Svizzera senza ghiacciai ed Europa con fiumi in secca in estate
Anche i ghiacciai svizzeri sono in grave crisi. Lo scioglimento nel 2022 e nel 2023 ha raggiunto livelli record.
In una conferenza organizzata il 21 marzo (Giornata mondiale dei ghiacciai) nella stazione di ricerca scientifica sulla Jungfraujoch in Svizzera, Matthias Huss, direttore della Rete di monitoraggio dei ghiacciai svizzeri (GLAMOS) ha dichiarato, riporta Swissinfo.ch: “Gli ultimi anni sono stati estremi. Dagli anni Settanta, la temperatura media sulle Alpi svizzere è aumentata di 3°C, il doppio rispetto alla media mondiale.”

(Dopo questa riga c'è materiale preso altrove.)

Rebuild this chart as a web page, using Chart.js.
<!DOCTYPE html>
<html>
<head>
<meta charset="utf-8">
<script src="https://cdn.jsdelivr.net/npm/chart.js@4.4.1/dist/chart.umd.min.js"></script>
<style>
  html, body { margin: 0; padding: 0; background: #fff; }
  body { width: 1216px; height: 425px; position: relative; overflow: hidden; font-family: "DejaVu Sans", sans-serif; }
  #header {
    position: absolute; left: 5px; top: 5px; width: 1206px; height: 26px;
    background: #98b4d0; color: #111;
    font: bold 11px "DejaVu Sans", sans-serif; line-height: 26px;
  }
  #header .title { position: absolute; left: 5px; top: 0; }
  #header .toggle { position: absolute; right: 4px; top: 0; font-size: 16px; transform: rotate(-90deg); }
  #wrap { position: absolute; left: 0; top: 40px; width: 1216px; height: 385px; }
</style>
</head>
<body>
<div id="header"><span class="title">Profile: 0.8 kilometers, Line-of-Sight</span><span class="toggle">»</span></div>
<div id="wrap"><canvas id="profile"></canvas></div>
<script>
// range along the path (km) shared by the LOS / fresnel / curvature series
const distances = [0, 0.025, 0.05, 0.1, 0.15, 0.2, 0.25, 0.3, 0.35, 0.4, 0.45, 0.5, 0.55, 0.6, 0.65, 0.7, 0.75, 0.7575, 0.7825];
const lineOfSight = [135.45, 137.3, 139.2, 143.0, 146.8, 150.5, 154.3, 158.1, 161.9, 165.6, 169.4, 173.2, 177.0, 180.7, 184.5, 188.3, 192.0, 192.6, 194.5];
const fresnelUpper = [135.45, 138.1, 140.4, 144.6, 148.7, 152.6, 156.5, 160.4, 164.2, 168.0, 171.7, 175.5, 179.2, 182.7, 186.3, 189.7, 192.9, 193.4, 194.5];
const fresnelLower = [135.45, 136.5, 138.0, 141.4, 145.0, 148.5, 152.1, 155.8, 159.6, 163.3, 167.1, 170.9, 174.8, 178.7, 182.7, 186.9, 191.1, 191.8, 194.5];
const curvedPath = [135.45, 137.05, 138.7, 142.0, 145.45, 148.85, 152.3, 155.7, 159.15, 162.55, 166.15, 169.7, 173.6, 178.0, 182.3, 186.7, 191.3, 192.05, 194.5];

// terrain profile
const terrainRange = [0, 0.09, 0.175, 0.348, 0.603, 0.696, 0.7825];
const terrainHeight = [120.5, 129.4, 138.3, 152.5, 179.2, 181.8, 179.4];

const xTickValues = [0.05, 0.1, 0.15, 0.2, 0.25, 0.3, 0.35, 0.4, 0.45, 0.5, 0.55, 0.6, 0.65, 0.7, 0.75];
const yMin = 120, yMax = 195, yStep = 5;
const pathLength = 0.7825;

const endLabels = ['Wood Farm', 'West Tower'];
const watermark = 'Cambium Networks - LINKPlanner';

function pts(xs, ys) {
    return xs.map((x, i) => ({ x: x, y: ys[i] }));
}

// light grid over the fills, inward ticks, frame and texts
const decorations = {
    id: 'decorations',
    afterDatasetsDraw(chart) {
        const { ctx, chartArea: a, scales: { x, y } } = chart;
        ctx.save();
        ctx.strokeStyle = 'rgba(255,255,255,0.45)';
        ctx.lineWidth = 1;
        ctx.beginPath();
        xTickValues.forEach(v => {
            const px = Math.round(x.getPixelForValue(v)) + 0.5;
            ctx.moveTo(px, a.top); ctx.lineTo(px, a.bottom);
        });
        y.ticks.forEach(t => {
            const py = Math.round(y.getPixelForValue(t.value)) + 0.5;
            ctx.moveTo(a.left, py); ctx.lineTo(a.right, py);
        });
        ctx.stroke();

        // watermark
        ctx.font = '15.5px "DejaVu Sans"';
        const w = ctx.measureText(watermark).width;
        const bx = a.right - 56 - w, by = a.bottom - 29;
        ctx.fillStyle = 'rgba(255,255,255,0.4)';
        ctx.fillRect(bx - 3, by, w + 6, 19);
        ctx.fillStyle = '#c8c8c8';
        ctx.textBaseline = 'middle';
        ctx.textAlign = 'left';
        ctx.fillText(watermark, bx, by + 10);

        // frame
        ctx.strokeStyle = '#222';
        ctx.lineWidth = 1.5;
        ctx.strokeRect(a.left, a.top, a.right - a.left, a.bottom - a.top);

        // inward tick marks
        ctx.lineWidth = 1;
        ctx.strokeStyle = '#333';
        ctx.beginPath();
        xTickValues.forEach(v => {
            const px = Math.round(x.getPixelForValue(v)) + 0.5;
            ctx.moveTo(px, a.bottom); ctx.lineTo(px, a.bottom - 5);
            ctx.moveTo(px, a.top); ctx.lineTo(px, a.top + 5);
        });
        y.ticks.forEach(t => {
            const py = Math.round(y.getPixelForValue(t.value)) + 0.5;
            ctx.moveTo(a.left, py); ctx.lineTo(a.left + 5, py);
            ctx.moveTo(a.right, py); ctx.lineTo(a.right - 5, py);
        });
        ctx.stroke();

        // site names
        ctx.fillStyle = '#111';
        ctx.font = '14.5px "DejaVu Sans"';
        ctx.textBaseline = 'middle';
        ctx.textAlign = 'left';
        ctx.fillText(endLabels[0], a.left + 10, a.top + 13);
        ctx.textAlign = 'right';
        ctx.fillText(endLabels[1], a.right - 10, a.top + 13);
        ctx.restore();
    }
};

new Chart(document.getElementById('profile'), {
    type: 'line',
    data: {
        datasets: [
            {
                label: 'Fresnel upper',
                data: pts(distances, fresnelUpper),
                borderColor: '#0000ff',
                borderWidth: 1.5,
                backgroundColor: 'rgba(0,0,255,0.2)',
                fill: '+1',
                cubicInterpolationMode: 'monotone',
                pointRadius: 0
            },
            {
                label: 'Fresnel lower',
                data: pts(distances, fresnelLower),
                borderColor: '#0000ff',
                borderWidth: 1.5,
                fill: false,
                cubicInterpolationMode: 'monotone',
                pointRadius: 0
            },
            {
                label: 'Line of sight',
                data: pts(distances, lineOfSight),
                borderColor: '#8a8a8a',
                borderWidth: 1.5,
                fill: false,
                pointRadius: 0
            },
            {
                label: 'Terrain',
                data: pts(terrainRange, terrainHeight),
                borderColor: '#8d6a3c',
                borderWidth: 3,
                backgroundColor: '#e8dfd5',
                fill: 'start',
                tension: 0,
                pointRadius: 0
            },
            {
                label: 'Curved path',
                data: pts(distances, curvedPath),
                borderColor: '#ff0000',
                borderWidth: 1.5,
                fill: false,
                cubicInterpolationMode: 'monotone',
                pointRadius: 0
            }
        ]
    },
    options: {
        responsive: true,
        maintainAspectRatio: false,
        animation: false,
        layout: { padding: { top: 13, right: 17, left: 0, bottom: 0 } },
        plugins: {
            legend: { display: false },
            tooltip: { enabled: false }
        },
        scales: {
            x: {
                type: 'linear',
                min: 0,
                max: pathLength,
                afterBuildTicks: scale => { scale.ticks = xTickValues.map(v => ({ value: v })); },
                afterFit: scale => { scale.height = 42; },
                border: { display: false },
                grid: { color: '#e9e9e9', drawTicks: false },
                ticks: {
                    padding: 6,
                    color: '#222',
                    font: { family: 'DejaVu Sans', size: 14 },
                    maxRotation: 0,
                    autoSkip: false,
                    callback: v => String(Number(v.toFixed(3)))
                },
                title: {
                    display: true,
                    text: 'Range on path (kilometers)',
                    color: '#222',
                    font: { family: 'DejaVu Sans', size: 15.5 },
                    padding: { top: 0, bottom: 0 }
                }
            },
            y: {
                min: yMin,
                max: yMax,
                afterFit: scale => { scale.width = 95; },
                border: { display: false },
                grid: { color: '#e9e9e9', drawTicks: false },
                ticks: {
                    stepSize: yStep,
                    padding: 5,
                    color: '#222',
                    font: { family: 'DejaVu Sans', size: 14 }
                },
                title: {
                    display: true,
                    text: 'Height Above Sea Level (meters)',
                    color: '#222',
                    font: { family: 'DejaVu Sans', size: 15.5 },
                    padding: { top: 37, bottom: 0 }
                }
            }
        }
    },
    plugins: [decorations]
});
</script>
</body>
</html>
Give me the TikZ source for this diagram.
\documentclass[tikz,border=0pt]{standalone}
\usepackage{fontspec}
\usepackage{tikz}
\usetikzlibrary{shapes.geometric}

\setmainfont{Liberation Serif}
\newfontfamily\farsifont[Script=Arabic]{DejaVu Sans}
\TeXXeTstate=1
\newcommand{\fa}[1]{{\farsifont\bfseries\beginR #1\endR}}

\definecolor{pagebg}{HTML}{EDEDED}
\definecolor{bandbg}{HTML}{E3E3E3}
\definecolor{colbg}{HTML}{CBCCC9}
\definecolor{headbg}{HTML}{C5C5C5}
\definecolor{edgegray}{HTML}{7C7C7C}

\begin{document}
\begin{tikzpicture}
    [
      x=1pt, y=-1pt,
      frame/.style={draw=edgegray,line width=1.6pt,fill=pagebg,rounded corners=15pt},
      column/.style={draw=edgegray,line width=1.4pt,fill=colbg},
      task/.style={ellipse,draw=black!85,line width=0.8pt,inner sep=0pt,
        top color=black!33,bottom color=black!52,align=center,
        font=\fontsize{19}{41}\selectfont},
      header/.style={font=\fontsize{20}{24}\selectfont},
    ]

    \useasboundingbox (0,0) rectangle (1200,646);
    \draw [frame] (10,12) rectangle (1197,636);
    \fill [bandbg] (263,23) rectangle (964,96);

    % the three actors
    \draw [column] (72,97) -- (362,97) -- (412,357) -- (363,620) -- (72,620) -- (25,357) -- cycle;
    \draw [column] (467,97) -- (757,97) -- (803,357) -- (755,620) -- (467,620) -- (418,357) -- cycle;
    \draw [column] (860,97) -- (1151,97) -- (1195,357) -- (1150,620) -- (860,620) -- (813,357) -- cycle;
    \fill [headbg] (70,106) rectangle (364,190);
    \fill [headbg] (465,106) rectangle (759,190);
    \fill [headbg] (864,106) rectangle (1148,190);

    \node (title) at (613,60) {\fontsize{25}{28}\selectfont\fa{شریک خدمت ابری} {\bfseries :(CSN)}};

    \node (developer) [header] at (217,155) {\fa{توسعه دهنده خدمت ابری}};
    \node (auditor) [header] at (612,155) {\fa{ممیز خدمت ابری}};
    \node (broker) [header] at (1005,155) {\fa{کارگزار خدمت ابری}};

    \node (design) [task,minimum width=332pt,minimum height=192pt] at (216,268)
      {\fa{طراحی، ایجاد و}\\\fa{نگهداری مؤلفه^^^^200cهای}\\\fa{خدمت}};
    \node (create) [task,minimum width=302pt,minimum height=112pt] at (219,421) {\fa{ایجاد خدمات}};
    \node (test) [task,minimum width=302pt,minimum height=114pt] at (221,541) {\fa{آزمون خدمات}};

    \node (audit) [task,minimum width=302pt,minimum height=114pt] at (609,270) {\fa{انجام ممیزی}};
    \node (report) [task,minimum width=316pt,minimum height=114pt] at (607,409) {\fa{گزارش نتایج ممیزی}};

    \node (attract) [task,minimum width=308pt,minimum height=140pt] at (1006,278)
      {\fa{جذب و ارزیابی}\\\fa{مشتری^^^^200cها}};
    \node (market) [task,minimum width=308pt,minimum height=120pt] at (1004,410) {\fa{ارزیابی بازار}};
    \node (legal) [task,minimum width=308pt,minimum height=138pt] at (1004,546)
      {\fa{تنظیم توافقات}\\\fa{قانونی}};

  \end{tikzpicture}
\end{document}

Dal 1850, sono scomparsi oltre 1.000 piccoli ghiacciai e il volume degli attuali 1.340 si è ridotto di quasi il 40% dal 2000. La perdita media corrisponde a più di un metro di spessore di ghiaccio all’anno.
L’acqua dei ghiacci alpini alimenta i grandi fiumi dell’Europa occidentale quali il Reno, il Danubio e il Po. L’acqua delle precipitazioni nevose immagazzinata dai ghiacciai in inverno, viene rilasciata in estate.
“Dal 1980 c’è stato un aumento della quantità di acqua che si scioglie dai ghiacciai e ciò è positivo per i grandi fiumi europei – dice Matthias Huss, secondo la testata elvetica -. Tuttavia, i ghiacciai si sono sciolti a tal punto che presto rilasceranno meno acqua. Il ‘picco idrico’, cioè il momento in cui il deflusso dell’acqua di fusione raggiunge il suo livello massimo, è già stato raggiunto nelle Alpi o lo sarà nei prossimi anni.”